不正義

 僕の印象では「正義」を軽々しく口にする人間は、およそその概念から最も離れたところでうごめく人間が多いように感じる。本当に正義を実践している人が敢えて、それを口にするだろうか。もしそれを実践していたら敢えて口に出す必要もないし、そもそも気恥ずかしいのではないか。  このところ勇ましい言葉が飛び交うが、どっちもどっちのように聞こえてならない。特に特権に守られて何をしても何を言っても傷つかない立場にいる人間が言うのを聞くのは耐え難い。僕の印象ではそう言った綺麗ごとを口にするのは欧米の人間に多かったように思うのだが、今は東洋だろうが中東だろうがアフリカだろうが関係ないらしい。
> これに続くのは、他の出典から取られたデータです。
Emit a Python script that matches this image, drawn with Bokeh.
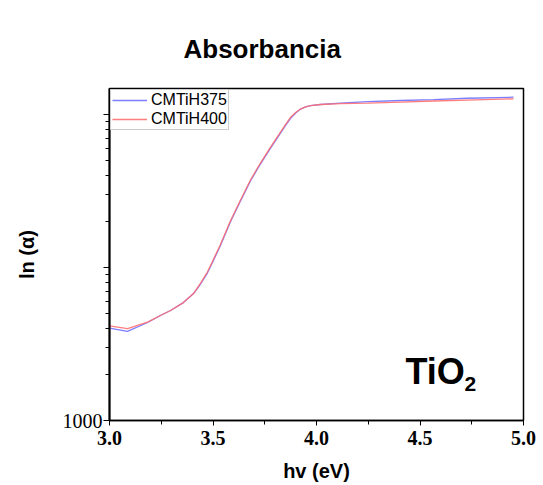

正義が氾濫して、まるで100円均一の店頭のようだ。  爆弾を身にまといスイッチを入れる。わが身が一瞬のうちに肉片となって飛び散る。それでどんな正義を得ようとするのだろう。遠くから爆弾を発射し、あたりの人間を焼き殺したり肉片にし吹き飛ばす。それでどんな正義を得ようとするのだろう。人間はたった数十年しか生きられないのに、そんな動物なのに、誰に他人を抹消する権利があるだろう。殺し殺される現場にいる白も黄色も黒も哀れだ。どうして、底辺の人間達が殺戮に駆り出される不正義に気がつかないのだろう。